The basic usage is the following:

srun --account=<budget account> \
  --partition=<batch, ...> xenv -L GCC -L ParaStationMPI IMB-1 : \
  --partition=<booster, ...> xenv -L GCC -L ParaStationMPI IMB-1

The above example will run IMB-1 in two separate supercomputing modules, with a single communicator, but it will correctly load the software modules for each architecture. One could load different software modules if the job requires it. However, the sets of modules used by different job components should be mutually compatible, e.g., mixing different compilers should work, while different MPI libraries are unlikely to communicate successfully with one another. We should note that the order in which software modules are specified in xenv is important.

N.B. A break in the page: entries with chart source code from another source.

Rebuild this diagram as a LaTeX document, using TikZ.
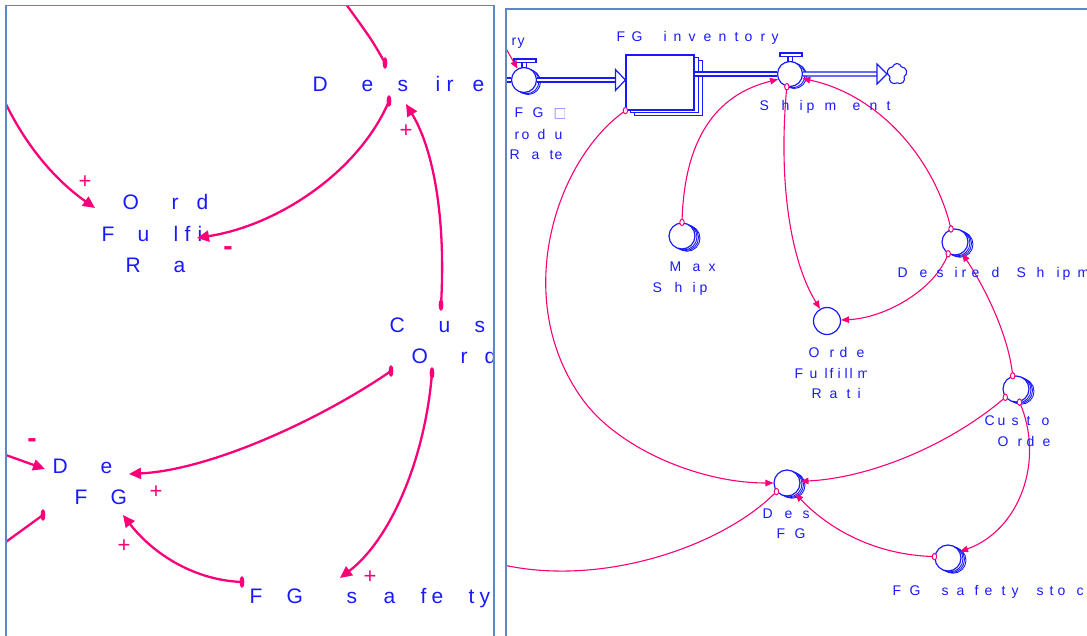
\documentclass[tikz,border=0pt]{standalone}
\usepackage{fontspec}
\setmainfont{Liberation Sans}
\newfontfamily\symfont{DejaVu Sans}
\usetikzlibrary{arrows.meta,shapes.symbols,calc}
\definecolor{vblue}{RGB}{25,25,255}
\definecolor{vpink}{RGB}{250,0,120}
\definecolor{vframe}{RGB}{95,135,195}
\newcommand{\ltrs}[1]{\foreach \lc/\lx in {#1}{\makebox[0pt][l]{\hspace*{\lx pt}\lc}}}
\newcommand{\auxv}[3]{%
  \foreach \oo in {5,3.5,2}{\draw[vblue,line width=0.9pt] (#2+\oo,#3+0.45*\oo) circle[radius=13pt];}
  \node[auxc] (#1) at (#2,#3) {};}
\newcommand{\valve}[3]{%
  \foreach \oo in {4,2.5}{\draw[vblue,line width=0.9pt] (#2+\oo,#3+0.5*\oo) circle[radius=12.5pt];}
  \node[valvec] (#1) at (#2,#3) {};
  \draw[vblue,line width=1.1pt,fill=white] (#2-2,#3-12.5) rectangle (#2+2.5,#3-17.5);
  \draw[vblue,line width=1.1pt,fill=white] (#2-10,#3-17.5) rectangle (#2+12,#3-21);}
\begin{document}
\begin{tikzpicture}[x=1pt,y=-1pt,
  ltxt/.style={text=vblue,font=\fontsize{21}{24}\selectfont,anchor=base west,inner sep=0pt},
  rtxt/.style={text=vblue,font=\fontsize{14}{16}\selectfont,anchor=base west,inner sep=0pt},
  polsign/.style={text=vpink,font=\fontsize{22}{24}\selectfont,inner sep=0pt},
  negsign/.style={text=vpink,font=\fontsize{28}{30}\selectfont\bfseries,inner sep=0pt},
  lconn/.style={draw=vpink,line width=2.3pt,-{Triangle[length=12pt,width=11pt]}},
  lplain/.style={draw=vpink,line width=2.3pt},
  rconn/.style={draw=vpink,line width=1.1pt,-{Triangle[length=8pt,width=6.5pt]}},
  rplain/.style={draw=vpink,line width=1.1pt},
  rtail/.style={draw=vpink,line width=1pt,fill=white},
  auxc/.style={circle,draw=vblue,line width=1.2pt,fill=white,minimum size=26pt,inner sep=0pt},
  valvec/.style={circle,draw=vblue,line width=1.2pt,fill=white,minimum size=25pt,inner sep=0pt},
  stockbox/.style={rectangle,draw=vblue,line width=1.2pt,fill=white,minimum width=68pt,minimum height=55pt,inner sep=0pt},
  flowpipe/.style={draw=vblue,line width=1.3pt,double=white,double distance=2.6pt},
  flowtip/.style={draw=vblue,line width=1.2pt,fill=white},
  panelframe/.style={draw=vframe,line width=1.6pt}
]
\useasboundingbox (0,0) rectangle (1087,636);

% ---------------- left panel ----------------
\begin{scope}
\clip (6,5.5) rectangle (494,636);
\node[ltxt] (lds1) at (312,92) {\ltrs{D/0,e/49,s/85,i/123,r/134,e/160}};
\node[ltxt] (lofr1) at (122,210) {\ltrs{O/0,r/49,d/74}};
\node[ltxt] (lofr2) at (101,242) {\ltrs{F/0,u/36,l/72,f/83,i/96}};
\node[ltxt] (lofr3) at (125,273) {\ltrs{R/0,a/48}};
\node[ltxt] (lco1) at (389,332) {\ltrs{C/0,u/49,s/85}};
\node[ltxt] (lco2) at (411,363) {\ltrs{O/0,r/49,d/73}};
\node[ltxt] (ldfg1) at (52,473) {\ltrs{D/0,e/48}};
\node[ltxt] (ldfg2) at (74,504) {\ltrs{F/0,G/36}};
\node[ltxt] (lss1) at (249,603) {\ltrs{F/0,G/37,s/97,a/134,f/171,e/182,t/219,y/230}};

\coordinate (lds-t1) at (385,63);
\coordinate (ltop) at (343,0);
\coordinate (lds-t2) at (389,101);
\coordinate (lofr-h2) at (197,238);
\coordinate (lco-t1) at (441,305);
\coordinate (lds-h) at (406,104);
\coordinate (ledge1) at (3,98);
\coordinate (lofr-h1) at (95,208);
\coordinate (lco-t2) at (391,371);
\coordinate (ldfg-h1) at (129,474);
\coordinate (lco-t3) at (432,373);
\coordinate (lss-h) at (340,578);
\coordinate (lss-t) at (242,582);
\coordinate (ldfg-h2) at (123,515);
\coordinate (ledge2) at (3,454);
\coordinate (ldfg-h3) at (45,469);
\coordinate (ldfg-t) at (43,515);
\coordinate (ledge3) at (3,544);

\draw[lplain] (lds-t1) .. controls (372,40) .. (ltop);
\draw[lconn] (lds-t2) .. controls (360,170) and (280,225) .. (lofr-h2);
\draw[lconn] (lco-t1) .. controls (446,220) and (434,150) .. (lds-h);
\draw[lconn] (ledge1) .. controls (25,145) and (55,180) .. (lofr-h1);
\draw[lconn] (lco-t2) .. controls (320,420) and (210,470) .. (ldfg-h1);
\draw[lconn] (lco-t3) .. controls (425,460) and (390,540) .. (lss-h);
\draw[lconn] (lss-t) .. controls (190,580) and (150,550) .. (ldfg-h2);
\draw[lconn] (ledge2) -- (ldfg-h3);
\draw[lplain] (ldfg-t) -- (ledge3);
\foreach \tp in {lds-t1,lds-t2,lco-t1,lco-t2,lco-t3,lss-t,ldfg-t}
  \fill[vpink] (\tp) ellipse[x radius=2.3pt,y radius=6pt];

\node[polsign] (s1) at (85,182) {+};
\node[negsign] (s2) at (228,251) {-};
\node[polsign] (s3) at (406,131) {+};
\node[polsign] (s4) at (156,492) {+};
\node[polsign] (s5) at (370,577) {+};
\node[polsign] (s6) at (124,546) {+};
\node[negsign] (s7) at (32,443) {-};
\end{scope}
\draw[panelframe] (6,5.5) rectangle (494,645);

% ---------------- right panel ----------------
\begin{scope}
\clip (506,9) rectangle (1087,636);
% valves, stock, cloud
\valve{v1}{524}{80}
\valve{v2}{790}{74}
\foreach \oo in {8,4}
  \draw[vblue,line width=1pt,fill=white] (626+\oo,55+0.75*\oo) rectangle (694+\oo,110+0.75*\oo);
\node[stockbox] (stock) at (660,82.5) {};
\node[cloud,draw=vblue,line width=1.1pt,cloud puffs=5,aspect=1,minimum width=20pt,minimum height=21pt,inner sep=0pt] (cld) at (897,74) {};

% pipes
\coordinate (pin) at (500,80);
\draw[flowpipe] (pin) -- (v1.west);
\coordinate (stin) at (stock.west |- v1);
\draw[flowpipe] (v1.east) -- ($(stin)+(-10,0)$);
\draw[flowtip] (stin) -- ++(-10,-10.5) -- ++(0,21) -- cycle;
\coordinate (stout) at (stock.east |- v2);
\draw[flowpipe] (stout) -- (v2.west);
\coordinate (cin) at (cld.west);
\draw[flowpipe] (v2.east) -- ($(cin)+(-10,0)$);
\draw[flowtip] (cin) -- ++(-10,-10) -- ++(0,20) -- cycle;

% auxiliaries
\auxv{ms}{682}{236}
\auxv{ds}{955}{242}
\auxv{co}{1016}{389}
\auxv{dfg}{787}{483}
\auxv{fg}{948}{558}
\node[auxc,minimum size=27pt] (ofr) at (827,321) {};

% connectors
\coordinate (rin) at (500,38);
\draw[rconn] (rin) -- (v1.120);
\draw[rconn] (ms.90) .. controls (684,140) and (715,95) .. (v2.204);
\draw[rconn] (v2.256) .. controls (778,180) and (790,260) .. (ofr.120);
\draw[rconn] (ds.107) .. controls (935,160) and (880,95) .. (v2.340);
\draw[rconn] (ds.240) .. controls (935,290) and (885,318) .. (ofr.4);
\draw[rconn] (co.104) .. controls (1008,330) and (980,280) .. (ds.302);
\draw[rconn] (co.218) .. controls (950,445) and (870,478) .. (dfg.7);
\draw[rconn] (co.285) .. controls (1045,460) and (1020,530) .. (fg.28);
\draw[rconn] (fg.174) .. controls (870,555) and (825,525) .. (dfg.308);
\draw[rconn] (stock.south west) .. controls (555,160) and (510,300) .. (583,400) .. controls (619,449) and (700,483) .. (dfg.180);
\coordinate (redge) at (495,563);
\draw[rplain] (dfg.219) .. controls (725,545) and (600,590) .. (redge);
\foreach \tp in {ms.90,v2.256,ds.107,ds.240,co.104,co.218,co.285,fg.174,stock.south west,dfg.219}
  \draw[rtail] (\tp) ellipse[x radius=2.2pt,y radius=3.2pt];

% labels
\node[rtxt] (rry) at (511,46) {\ltrs{r/0,y/6}};
\node[rtxt] (rinv) at (616,42) {\ltrs{F/0,G/15,i/47,n/57,v/72,e/87,n/102,t/118,o/128,r/144,y/155}};
\node[rtxt] (rship) at (759,111) {\ltrs{S/0,h/22,i/40,p/47,m/65,e/93,n/110,t/127}};
\begin{scope}
\clip (506,95) rectangle (564,170);
\node[rtxt] (rpr1) at (514,118) {\ltrs{F/0,G/18,{\symfont\color{vblue!55}□}/39}};
\node[rtxt] (rpr2) at (514,140) {\ltrs{r/0,o/7,d/23,u/40}};
\node[rtxt] (rpr3) at (509,160) {\ltrs{R/0,a/22,t/40,e/45}};
\end{scope}
\node[rtxt] (rms1) at (669,272) {\ltrs{M/0,a/23,x/39}};
\node[rtxt] (rms2) at (652,293) {\ltrs{S/0,h/22,i/40,p/47}};
\node[rtxt] (rds1) at (897,278) {\ltrs{D/0,e/22,s/39,i/57,r/64,e/74,d/94,S/119,h/139,i/159,p/165,m/180}};
\begin{scope}
\clip (790,330) rectangle (866,410);
\node[rtxt] (rofr1) at (808,357) {\ltrs{O/0,r/21,d/31,e/48}};
\node[rtxt] (rofr2) at (794,378) {\ltrs{F/0,u/15,l/30,f/35,i/43,l/50,l/55,m/63}};
\node[rtxt] (rofr3) at (811,398) {\ltrs{R/0,a/18,t/35,i/46}};
\end{scope}
\begin{scope}
\clip (980,405) rectangle (1051,452);
\node[rtxt] (rco1) at (984,425) {\ltrs{C/0,u/13,s/27,t/42,o/57}};
\node[rtxt] (rco2) at (997,446) {\ltrs{O/0,r/20,d/29,e/45}};
\end{scope}
\node[rtxt] (rdfg1) at (762,518) {\ltrs{D/0,e/22,s/40}};
\node[rtxt] (rdfg2) at (776,538) {\ltrs{F/0,G/18}};
\node[rtxt] (rss1) at (892,595) {\ltrs{F/0,G/17,s/49,a/64,f/82,e/92,t/109,y/119,s/144,t/157,o/165,c/184}};
\end{scope}
\draw[panelframe] (506,9) rectangle (1095,645);
\end{tikzpicture}
\end{document}
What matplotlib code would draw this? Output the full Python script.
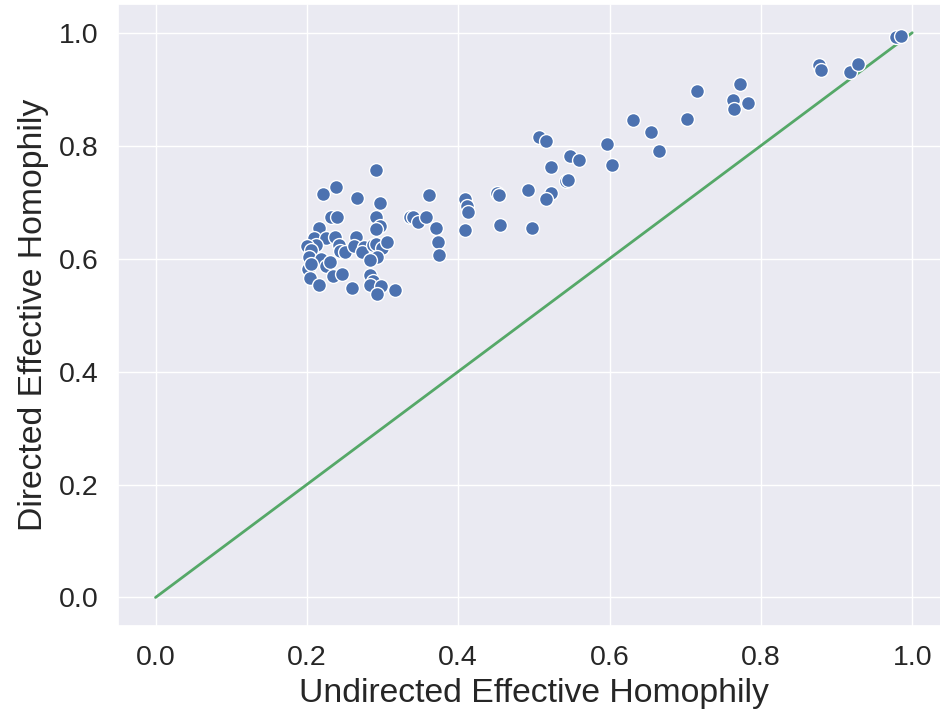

Because the list of modules can get long in some cases, xenv also supports loading software module collections. As a user you can create a collection for, let’s say, the Cluster, and another one for the Booster, and give them separate names. Then you can load your long list of modules relying on that as in the example below:

srun --account=<budget account> \
  --partition=<batch, ...> xenv -R cluster-collection IMB-1 : \
  --partition=<booster, ...> xenv -R booster-collection IMB-1

For more information on software module collections please take a look at https://lmod.readthedocs.io/en/latest/010_user.html#user-collections-label

MPI Traffic Across Modules

Since in JUWELS both supercomputing modules (Cluster and Booster) are part of the same InfiniBand fabric, there are no limitations when it comes to use the MPI of your choice. Both ParaStationMPI and OpenMPI work in heterogeneous jobs as long as the same MPI is used for all job components. Note, however, that IntelMPI is not available on the Booster, since it lacks CUDA-awareness and it makes therefore no sense to deploy it in that module.